Hope this post find you well.
Like my other post, you might think its silly!

I am talking about a basic bridge recrifier made of https://www.mouser.com/datasheet/2/345/rs601m-rs607m-5532.pdf
Take a look on my circuit that is been used for 20V/5A AC application, problem is diode and caps temparature is raising upto 52 and 45 degree respectively..

My senior said " add more 2 similar capacitor to reduce ripple" then "heating can be minimized"

Dont you think its a wrong idea!
bridge_diode.PNG
 

RS605M is not an appropriate choice for this kind of application.It's used in HV applications rather than Low Voltage/High Current.
2200uF/per Amper is a good rule of thumb for 50Hz applications.But 45 degree is -thought- coming from rectifier diode ( by radiation ) if they are close.But nevertheless 45 degree is not a serious issue for electrolytic caps.
 

Caps must be have specified ripple current to reduce temp. Derate 30% min. Choose low ESR types.

Bridge: clamp 10W heatsink with thermal grease or use 30A bridge as %Ipk = 1/%V ripple and I^2R increases but shorter RC=T duration is linear
 

Capacitive filtering draws short bursts of current. To get 5A output you must supply bursts of current on the order of 30A to 60 A. I*I*R losses are high. Heating effect is high, through diodes and capacitors. Your transformer may or may not limit these extremes to a reasonable level (depending on internal impedance, saturation ratings, etc.).

However if you add a choke filter it lengthens those bursts and reduces their amplitude. A mere 4mH is sufficient for a draw of several Amperes as your supply must handle.

A full diode bridge is not essential. Two diodes are sufficient. Ground is one end of the secondary. The split volt levels stay better balanced even if loads are unequal.

bipolar supply fm single sec 4mH choke 2 diodes 2 caps 200W.png
 

RS605M is not an appropriate choice for this kind of application.It's used in HV applications rather than Low Voltage/High Current.
2200uF/per Amper is a good rule of thumb for 50Hz applications.But 45 degree is -thought- coming from rectifier diode ( by radiation ) if they are close.But nevertheless 45 degree is not a serious issue for electrolytic caps.

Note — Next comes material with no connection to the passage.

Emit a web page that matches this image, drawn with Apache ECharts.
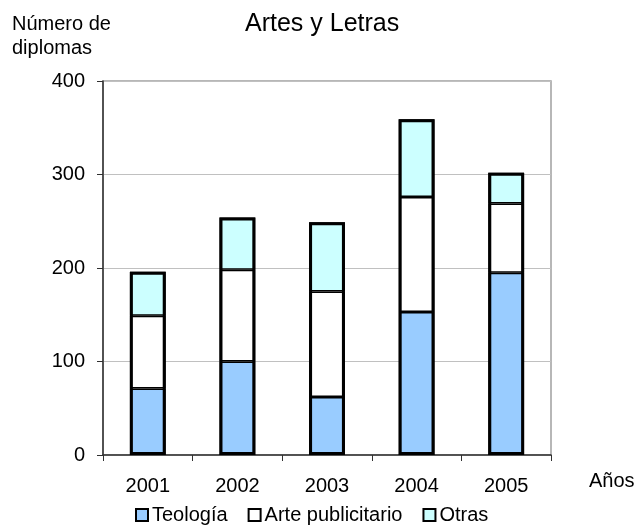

The connector J1 comes from a Power Transformer's (220V,3~5A,60Hz) secondary output. It is low voltage/high current application. Dont you think adding more component dissipates power when facing DC !
 

Don't use a 1000V rectifier for 20V...

Schottky's should work well at these voltages.
 

Capacitive filtering draws short bursts of current. To get 5A output you must supply bursts of current on the order of 30A to 60 A. I*I*R losses are high. Heating effect is high, through diodes and capacitors. Your transformer may or may not limit these extremes to a reasonable level (depending on internal impedance, saturation ratings, etc.).

However if you add a choke filter it lengthens those bursts and reduces their amplitude. A mere 4mH is sufficient for a draw of several Amperes as your supply must handle.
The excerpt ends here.